By Sydney Crone
“The thing I realize is that it's not what you take, it’s what you leave.”
Year after year, January comes with two things: making a resolution to change something in your life, and then remembering how hard it can be to change your life. But, how hard is it to change someone else’s life?
All the Bright Places, published in 2015 and the first novel written by author Jennifer Niven, follows Violet Markey and Theodore Finch as their lives intertwine together. (In 2020, All the Bright Places was also made into a movie! It stars Elle Fanning and Justice Smith, and is available to watch on Netflix.)
For Violet, her past haunts her. For Finch, the future terrifies him. Despite being nothing more than classmates at the beginning of the book, the universe forces them together in an unusual way, and they help each other finally focus on the present.
All the Bright Places is everything great about the YA genre: relatable characters, a coming-of-age story, an important focus on mental health, and an ending that will leave you somehow simultaneously content with how things are left and wanting more. Niven writes both Violet and Finch so that their flaws are just as personal and realistic as their strengths. As the reader, you follow the ups and downs of their relationship as they help each other find joy and beauty in even the smallest aspects of life.
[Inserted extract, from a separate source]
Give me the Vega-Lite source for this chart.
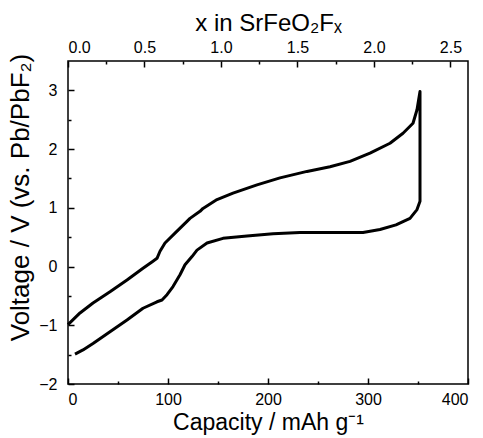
{
  "$schema": "https://vega.github.io/schema/vega-lite/v6.json",
  "width": 400,
  "height": 323,
  "autosize": {"type": "none"},
  "padding": {"left": 68, "top": 61, "right": 15, "bottom": 54},
  "background": "white",
  "config": {
    "view": {"stroke": "black", "strokeWidth": 1.5},
    "axis": {
      "labelFont": "Liberation Sans",
      "labelFontSize": 16,
      "labelColor": "black",
      "titleFont": "Liberation Sans",
      "titleFontSize": 24,
      "titleFontWeight": "normal",
      "titleColor": "black",
      "domain": false,
      "grid": false
    }
  },
  "datasets": {
    "curve": [
      {"i": 1, "cap": 0, "V": -0.99},
      {"i": 2, "cap": 12, "V": -0.79},
      {"i": 3, "cap": 25, "V": -0.62},
      {"i": 4, "cap": 42, "V": -0.43},
      {"i": 5, "cap": 59, "V": -0.23},
      {"i": 6, "cap": 75, "V": -0.03},
      {"i": 7, "cap": 85, "V": 0.09},
      {"i": 8, "cap": 89, "V": 0.14},
      {"i": 9, "cap": 92, "V": 0.26},
      {"i": 10, "cap": 97, "V": 0.4},
      {"i": 11, "cap": 107, "V": 0.57},
      {"i": 12, "cap": 119, "V": 0.77},
      {"i": 13, "cap": 122, "V": 0.82},
      {"i": 14, "cap": 132, "V": 0.94},
      {"i": 15, "cap": 135, "V": 0.99},
      {"i": 16, "cap": 149, "V": 1.14},
      {"i": 17, "cap": 165, "V": 1.25},
      {"i": 18, "cap": 189, "V": 1.39},
      {"i": 19, "cap": 212, "V": 1.51},
      {"i": 20, "cap": 239, "V": 1.62},
      {"i": 21, "cap": 262, "V": 1.7},
      {"i": 22, "cap": 282, "V": 1.79},
      {"i": 23, "cap": 302, "V": 1.93},
      {"i": 24, "cap": 322, "V": 2.1},
      {"i": 25, "cap": 335, "V": 2.27},
      {"i": 26, "cap": 345, "V": 2.44},
      {"i": 27, "cap": 349, "V": 2.67},
      {"i": 28, "cap": 352, "V": 2.98},
      {"i": 29, "cap": 352, "V": 1.11},
      {"i": 30, "cap": 349, "V": 0.97},
      {"i": 31, "cap": 342, "V": 0.82},
      {"i": 32, "cap": 328, "V": 0.71},
      {"i": 33, "cap": 312, "V": 0.63},
      {"i": 34, "cap": 295, "V": 0.58},
      {"i": 35, "cap": 272, "V": 0.58},
      {"i": 36, "cap": 232, "V": 0.58},
      {"i": 37, "cap": 205, "V": 0.56},
      {"i": 38, "cap": 179, "V": 0.52},
      {"i": 39, "cap": 155, "V": 0.48},
      {"i": 40, "cap": 139, "V": 0.4},
      {"i": 41, "cap": 129, "V": 0.28},
      {"i": 42, "cap": 124, "V": 0.17},
      {"i": 43, "cap": 117, "V": 0.03},
      {"i": 44, "cap": 112, "V": -0.14},
      {"i": 45, "cap": 105, "V": -0.34},
      {"i": 46, "cap": 99, "V": -0.48},
      {"i": 47, "cap": 94, "V": -0.57},
      {"i": 48, "cap": 89, "V": -0.6},
      {"i": 49, "cap": 75, "V": -0.71},
      {"i": 50, "cap": 59, "V": -0.91},
      {"i": 51, "cap": 42, "V": -1.11},
      {"i": 52, "cap": 25, "V": -1.31},
      {"i": 53, "cap": 15, "V": -1.42},
      {"i": 54, "cap": 7, "V": -1.49}
    ],
    "topaxis": [{"xv": 0}, {"xv": 2.5}]
  },
  "resolve": {
    "scale": {"x": "independent", "y": "independent"},
    "axis": {"x": "independent", "y": "independent"}
  },
  "layer": [
    {
      "data": {"name": "curve"},
      "mark": {"type": "line", "color": "black", "strokeWidth": 3, "strokeJoin": "round"},
      "encoding": {
        "x": {
          "field": "cap", "type": "quantitative",
          "scale": {"domain": [0, 400], "nice": false, "zero": false},
          "axis": {"orient": "bottom", "values": [0, 100, 200, 300, 400], "ticks": true, "tickColor": "black", "tickWidth": 1.5, "offset": -6, "tickSize": 6, "labelPadding": 7, "title": "Capacity / mAh g⁻¹", "titleFontSize": 23, "titlePadding": 4}
        },
        "y": {
          "field": "V", "type": "quantitative",
          "scale": {"domain": [-2, 3.5], "nice": false, "zero": false},
          "axis": {"orient": "left", "values": [-2, -1, 0, 1, 2, 3], "ticks": true, "tickColor": "black", "tickWidth": 1.5, "offset": -6, "tickSize": 6, "labelPadding": 11, "title": "Voltage / V (vs. Pb/PbF₂)", "titleFontSize": 26, "titlePadding": 5, "titleY": 136}
        },
        "order": {"field": "i", "type": "quantitative"}
      }
    },
    {
      "data": {"name": "curve"},
      "mark": {"type": "point", "opacity": 0},
      "encoding": {
        "x": {
          "field": "cap", "type": "quantitative",
          "scale": {"domain": [0, 400], "nice": false, "zero": false},
          "axis": {"orient": "bottom", "values": [50, 150, 250, 350], "ticks": true, "tickColor": "black", "tickWidth": 1.5, "offset": -3, "tickSize": 3, "labels": false, "title": null}
        },
        "y": {
          "field": "V", "type": "quantitative",
          "scale": {"domain": [-2, 3.5], "nice": false, "zero": false},
          "axis": {"orient": "left", "values": [-1.5, -0.5, 0.5, 1.5, 2.5], "ticks": true, "tickColor": "black", "tickWidth": 1.5, "offset": -3, "tickSize": 3, "labels": false, "title": null}
        }
      }
    },
    {
      "data": {"name": "topaxis"},
      "mark": {"type": "point", "opacity": 0},
      "encoding": {
        "x": {
          "field": "xv", "type": "quantitative",
          "scale": {"domain": [0, 2.615], "nice": false, "zero": false},
          "axis": {"orient": "top", "values": [0, 0.5, 1, 1.5, 2, 2.5], "format": ".1f", "ticks": true, "tickColor": "black", "tickWidth": 1.5, "offset": -6, "tickSize": 6, "labelPadding": 6, "title": "x in SrFeO₂Fₓ", "titleFontSize": 24, "titlePadding": 4}
        }
      }
    },
    {
      "data": {"name": "topaxis"},
      "mark": {"type": "point", "opacity": 0},
      "encoding": {
        "x": {
          "field": "xv", "type": "quantitative",
          "scale": {"domain": [0, 2.615], "nice": false, "zero": false},
          "axis": {"orient": "top", "values": [0.25, 0.75, 1.25, 1.75, 2.25], "ticks": true, "tickColor": "black", "tickWidth": 1.5, "offset": -3, "tickSize": 3, "labels": false, "title": null}
        }
      }
    }
  ]
}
You learn and mature with both of them, and in my experience, the book even inspired me to find new details in my own life to appreciate. All the Bright Places is a book that teaches you to slow down, take a deep breath, and cherish the now. The themes of mental illness and struggles are handled in a way that's both delicate and genuine; however, if you are struggling, I would recommend looking up a content warning before reading! Despite some of the darker subject matter within the book, All the Bright Places is a story about how surprisingly beautiful life can be when you stop and see it for what it truly is. It’s a story about finding the light at the end of the tunnel, and seeing that no matter what, there are people who care about you and want to see you succeed, that no matter what, there are bright places.
“...and I think of my own epitaph, still to be written, and all the places I’ll wander. No longer rooted, but gold, flowing. I feel a thousand capacities spring up in me.”